Now that I’m receiving goodwill messages on the occasion of my 60th anniversary as independent mother, I’m just getting vacillated between bursting into thunderous laughter and yelling a cry. Me, everything of me is just done against my inclination. Can you call this independence?
This corona that you talk about, if I were left to manage it my way, would I have shut down the country and throw my children into penury? Those people are still dictating how I steer the wheel.
Those friends of mine that we got independence together, are they not all prosperous now? Look at what they are producing, how the quality of life of their children is, how strong their economy is, how good their education is, how…how…how…I don’t want to talk about it.

I know it is an internal issue, but I have to say it. Amongst my children, there are good and there are bad ones. The few privileged ones I have now are not as those I had before. All they care about now is to amass wealth at the expense of the less privileged ones.

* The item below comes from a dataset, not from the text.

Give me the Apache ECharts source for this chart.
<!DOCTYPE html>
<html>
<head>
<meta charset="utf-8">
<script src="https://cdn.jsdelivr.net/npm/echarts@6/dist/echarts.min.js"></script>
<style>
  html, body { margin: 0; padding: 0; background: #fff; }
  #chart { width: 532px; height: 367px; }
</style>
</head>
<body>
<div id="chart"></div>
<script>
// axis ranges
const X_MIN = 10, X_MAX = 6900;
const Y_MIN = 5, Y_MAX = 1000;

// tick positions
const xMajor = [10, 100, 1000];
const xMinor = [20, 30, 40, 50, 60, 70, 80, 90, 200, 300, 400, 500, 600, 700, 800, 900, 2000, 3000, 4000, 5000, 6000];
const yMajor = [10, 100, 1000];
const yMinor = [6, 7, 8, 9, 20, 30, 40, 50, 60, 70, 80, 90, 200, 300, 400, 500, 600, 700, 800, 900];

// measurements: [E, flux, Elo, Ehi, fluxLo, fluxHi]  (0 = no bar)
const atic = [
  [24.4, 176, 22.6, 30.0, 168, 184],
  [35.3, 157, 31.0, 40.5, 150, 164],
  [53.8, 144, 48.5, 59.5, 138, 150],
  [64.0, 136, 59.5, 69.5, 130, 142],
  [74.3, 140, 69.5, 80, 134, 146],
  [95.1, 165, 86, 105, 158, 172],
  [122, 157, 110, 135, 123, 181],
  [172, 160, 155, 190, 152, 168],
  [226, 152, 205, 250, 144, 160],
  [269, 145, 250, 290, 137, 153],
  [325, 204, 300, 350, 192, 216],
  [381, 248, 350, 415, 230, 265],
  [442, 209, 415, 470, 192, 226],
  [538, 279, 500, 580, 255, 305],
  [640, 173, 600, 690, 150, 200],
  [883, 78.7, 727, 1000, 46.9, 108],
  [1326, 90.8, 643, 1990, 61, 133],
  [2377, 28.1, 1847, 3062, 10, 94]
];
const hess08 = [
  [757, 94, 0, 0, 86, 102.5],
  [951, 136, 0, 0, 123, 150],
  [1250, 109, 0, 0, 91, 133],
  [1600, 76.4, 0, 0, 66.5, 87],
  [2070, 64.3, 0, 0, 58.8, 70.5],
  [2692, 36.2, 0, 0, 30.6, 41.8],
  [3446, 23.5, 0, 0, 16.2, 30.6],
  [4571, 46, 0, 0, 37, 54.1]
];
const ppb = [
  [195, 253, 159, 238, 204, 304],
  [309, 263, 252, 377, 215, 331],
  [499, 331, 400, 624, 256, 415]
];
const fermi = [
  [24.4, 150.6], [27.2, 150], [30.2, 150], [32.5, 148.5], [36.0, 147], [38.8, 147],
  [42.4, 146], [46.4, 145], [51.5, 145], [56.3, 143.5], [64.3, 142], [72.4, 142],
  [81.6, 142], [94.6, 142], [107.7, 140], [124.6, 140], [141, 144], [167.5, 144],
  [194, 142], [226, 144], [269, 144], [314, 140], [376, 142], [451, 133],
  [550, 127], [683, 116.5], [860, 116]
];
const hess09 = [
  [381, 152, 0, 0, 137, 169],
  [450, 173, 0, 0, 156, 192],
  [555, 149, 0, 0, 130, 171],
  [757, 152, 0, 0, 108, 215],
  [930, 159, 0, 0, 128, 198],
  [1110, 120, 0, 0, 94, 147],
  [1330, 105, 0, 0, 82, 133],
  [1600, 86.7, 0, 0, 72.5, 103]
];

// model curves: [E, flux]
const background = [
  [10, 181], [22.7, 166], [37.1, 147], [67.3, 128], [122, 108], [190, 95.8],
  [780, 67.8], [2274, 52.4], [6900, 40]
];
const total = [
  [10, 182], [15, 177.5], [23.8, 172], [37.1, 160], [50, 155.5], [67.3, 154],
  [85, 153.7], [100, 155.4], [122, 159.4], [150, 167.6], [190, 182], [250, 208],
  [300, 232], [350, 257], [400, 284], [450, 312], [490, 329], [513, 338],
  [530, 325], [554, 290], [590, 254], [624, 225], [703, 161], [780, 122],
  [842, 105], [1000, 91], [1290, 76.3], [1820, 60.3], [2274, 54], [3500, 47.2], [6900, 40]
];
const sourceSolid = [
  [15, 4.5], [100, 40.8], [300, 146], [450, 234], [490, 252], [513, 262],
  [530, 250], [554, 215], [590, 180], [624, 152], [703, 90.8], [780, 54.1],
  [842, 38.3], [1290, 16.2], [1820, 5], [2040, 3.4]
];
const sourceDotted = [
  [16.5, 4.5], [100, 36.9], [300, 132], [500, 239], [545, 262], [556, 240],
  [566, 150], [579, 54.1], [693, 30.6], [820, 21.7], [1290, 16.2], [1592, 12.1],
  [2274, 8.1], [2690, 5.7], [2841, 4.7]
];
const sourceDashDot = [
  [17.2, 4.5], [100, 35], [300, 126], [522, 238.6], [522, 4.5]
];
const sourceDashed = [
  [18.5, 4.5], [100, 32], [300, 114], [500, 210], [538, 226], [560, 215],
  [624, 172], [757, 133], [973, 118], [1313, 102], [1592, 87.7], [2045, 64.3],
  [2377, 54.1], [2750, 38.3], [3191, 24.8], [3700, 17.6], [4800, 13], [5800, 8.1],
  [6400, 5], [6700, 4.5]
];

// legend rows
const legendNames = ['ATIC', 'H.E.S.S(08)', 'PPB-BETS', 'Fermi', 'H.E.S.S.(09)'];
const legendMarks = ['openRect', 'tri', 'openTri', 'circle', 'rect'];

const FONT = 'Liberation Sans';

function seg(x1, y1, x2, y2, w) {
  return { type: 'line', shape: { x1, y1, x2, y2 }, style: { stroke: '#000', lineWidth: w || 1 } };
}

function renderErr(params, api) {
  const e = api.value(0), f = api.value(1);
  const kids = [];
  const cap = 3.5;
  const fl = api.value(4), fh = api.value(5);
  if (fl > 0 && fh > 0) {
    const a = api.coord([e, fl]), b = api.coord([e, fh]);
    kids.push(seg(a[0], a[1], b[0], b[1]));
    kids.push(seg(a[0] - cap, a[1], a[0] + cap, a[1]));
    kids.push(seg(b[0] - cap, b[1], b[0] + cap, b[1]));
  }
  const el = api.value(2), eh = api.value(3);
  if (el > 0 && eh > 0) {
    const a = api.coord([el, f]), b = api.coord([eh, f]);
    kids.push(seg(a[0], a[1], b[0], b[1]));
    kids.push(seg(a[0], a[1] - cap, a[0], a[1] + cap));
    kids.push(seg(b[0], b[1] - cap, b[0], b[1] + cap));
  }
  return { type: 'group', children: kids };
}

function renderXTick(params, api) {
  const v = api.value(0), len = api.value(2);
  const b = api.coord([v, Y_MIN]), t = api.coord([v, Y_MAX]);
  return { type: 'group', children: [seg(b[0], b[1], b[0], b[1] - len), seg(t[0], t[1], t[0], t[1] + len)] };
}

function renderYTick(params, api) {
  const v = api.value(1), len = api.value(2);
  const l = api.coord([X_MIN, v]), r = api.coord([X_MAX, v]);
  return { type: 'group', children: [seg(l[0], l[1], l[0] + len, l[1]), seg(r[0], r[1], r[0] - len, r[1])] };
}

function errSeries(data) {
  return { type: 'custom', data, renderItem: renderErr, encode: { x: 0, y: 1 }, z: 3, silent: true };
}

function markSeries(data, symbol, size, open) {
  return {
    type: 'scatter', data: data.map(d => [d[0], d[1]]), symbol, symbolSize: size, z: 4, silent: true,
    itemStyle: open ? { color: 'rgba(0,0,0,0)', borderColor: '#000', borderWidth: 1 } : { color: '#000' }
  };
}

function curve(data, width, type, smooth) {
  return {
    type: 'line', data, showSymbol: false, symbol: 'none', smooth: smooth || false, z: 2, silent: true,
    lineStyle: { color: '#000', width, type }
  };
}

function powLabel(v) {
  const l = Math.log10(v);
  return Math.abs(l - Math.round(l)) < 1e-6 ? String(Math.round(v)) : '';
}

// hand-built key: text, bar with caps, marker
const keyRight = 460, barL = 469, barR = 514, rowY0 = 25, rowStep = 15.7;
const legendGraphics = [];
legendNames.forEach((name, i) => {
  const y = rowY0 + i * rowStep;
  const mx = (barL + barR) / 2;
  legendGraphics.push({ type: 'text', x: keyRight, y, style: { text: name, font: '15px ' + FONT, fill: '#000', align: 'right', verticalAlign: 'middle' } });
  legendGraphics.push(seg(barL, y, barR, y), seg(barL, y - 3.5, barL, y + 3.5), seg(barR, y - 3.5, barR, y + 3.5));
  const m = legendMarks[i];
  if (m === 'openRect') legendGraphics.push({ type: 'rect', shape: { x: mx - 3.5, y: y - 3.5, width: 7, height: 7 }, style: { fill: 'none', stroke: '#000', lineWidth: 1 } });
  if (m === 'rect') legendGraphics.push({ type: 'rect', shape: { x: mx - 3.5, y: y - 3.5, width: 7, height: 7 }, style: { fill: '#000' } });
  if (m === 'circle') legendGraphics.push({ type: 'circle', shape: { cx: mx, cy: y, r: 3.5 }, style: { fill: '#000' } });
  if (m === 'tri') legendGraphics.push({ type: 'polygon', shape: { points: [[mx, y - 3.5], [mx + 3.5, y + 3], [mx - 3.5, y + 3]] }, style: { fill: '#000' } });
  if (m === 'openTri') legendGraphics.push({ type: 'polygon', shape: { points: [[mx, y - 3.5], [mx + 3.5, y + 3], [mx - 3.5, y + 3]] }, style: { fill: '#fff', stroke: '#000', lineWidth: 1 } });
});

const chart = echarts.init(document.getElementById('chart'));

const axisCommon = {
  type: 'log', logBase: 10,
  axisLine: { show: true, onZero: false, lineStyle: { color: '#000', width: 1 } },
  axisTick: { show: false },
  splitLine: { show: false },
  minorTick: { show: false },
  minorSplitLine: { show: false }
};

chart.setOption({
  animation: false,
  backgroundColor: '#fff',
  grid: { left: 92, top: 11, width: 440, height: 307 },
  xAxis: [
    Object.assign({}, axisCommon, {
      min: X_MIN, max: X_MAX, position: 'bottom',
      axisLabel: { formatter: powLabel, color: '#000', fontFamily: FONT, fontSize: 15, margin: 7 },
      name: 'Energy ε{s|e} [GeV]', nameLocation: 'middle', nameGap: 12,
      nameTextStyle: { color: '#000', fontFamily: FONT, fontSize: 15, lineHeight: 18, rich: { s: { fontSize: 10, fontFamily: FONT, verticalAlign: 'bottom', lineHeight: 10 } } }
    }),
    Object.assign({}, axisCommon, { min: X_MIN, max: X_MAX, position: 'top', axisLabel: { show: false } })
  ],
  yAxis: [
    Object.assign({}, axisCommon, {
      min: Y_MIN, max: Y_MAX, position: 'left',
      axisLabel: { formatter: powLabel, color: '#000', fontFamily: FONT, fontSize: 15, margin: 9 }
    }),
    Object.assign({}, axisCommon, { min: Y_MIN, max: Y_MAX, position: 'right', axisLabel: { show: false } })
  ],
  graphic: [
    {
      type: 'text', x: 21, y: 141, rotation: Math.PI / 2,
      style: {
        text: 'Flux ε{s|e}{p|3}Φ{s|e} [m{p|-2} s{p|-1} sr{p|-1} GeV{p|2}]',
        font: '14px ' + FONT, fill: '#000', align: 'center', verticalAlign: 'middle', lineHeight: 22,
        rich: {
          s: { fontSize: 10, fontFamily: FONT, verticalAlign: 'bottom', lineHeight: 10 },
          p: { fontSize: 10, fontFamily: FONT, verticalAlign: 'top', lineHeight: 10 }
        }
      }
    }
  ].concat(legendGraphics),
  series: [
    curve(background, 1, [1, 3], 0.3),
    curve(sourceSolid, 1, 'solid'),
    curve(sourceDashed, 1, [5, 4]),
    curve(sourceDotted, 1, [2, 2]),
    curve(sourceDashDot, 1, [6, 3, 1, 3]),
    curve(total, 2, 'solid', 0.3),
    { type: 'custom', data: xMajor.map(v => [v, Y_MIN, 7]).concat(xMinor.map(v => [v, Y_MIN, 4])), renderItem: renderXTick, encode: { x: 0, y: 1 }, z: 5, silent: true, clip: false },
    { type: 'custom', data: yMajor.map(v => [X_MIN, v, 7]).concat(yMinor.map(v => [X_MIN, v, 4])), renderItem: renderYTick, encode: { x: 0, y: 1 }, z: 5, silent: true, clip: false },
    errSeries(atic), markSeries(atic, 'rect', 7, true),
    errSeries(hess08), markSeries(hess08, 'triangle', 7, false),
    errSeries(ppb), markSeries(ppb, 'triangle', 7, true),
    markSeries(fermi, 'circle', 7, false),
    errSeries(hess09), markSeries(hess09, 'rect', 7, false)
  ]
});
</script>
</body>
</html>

That is why I myself gave up. I’m fed up! My own children no longer listen to me these days. Why shouldn’t I forget about my existence then? I do not blame those who think my anniversary at 60 shouldn’t be celebrated. They are my children, I feel their agony. They are not being treated well. My gaining independence didn’t translate into impacting positively on their lives. I’m weak. I’m helpless. Those assigned to do the domestic chores have betrayed me and I don’t have the strength to force them to change.
Since I was told I’ll be celebrated today as I turned 60 as a free, independent mother of Africa, what reason have I not to appear in my best attire even if I have crises inside me!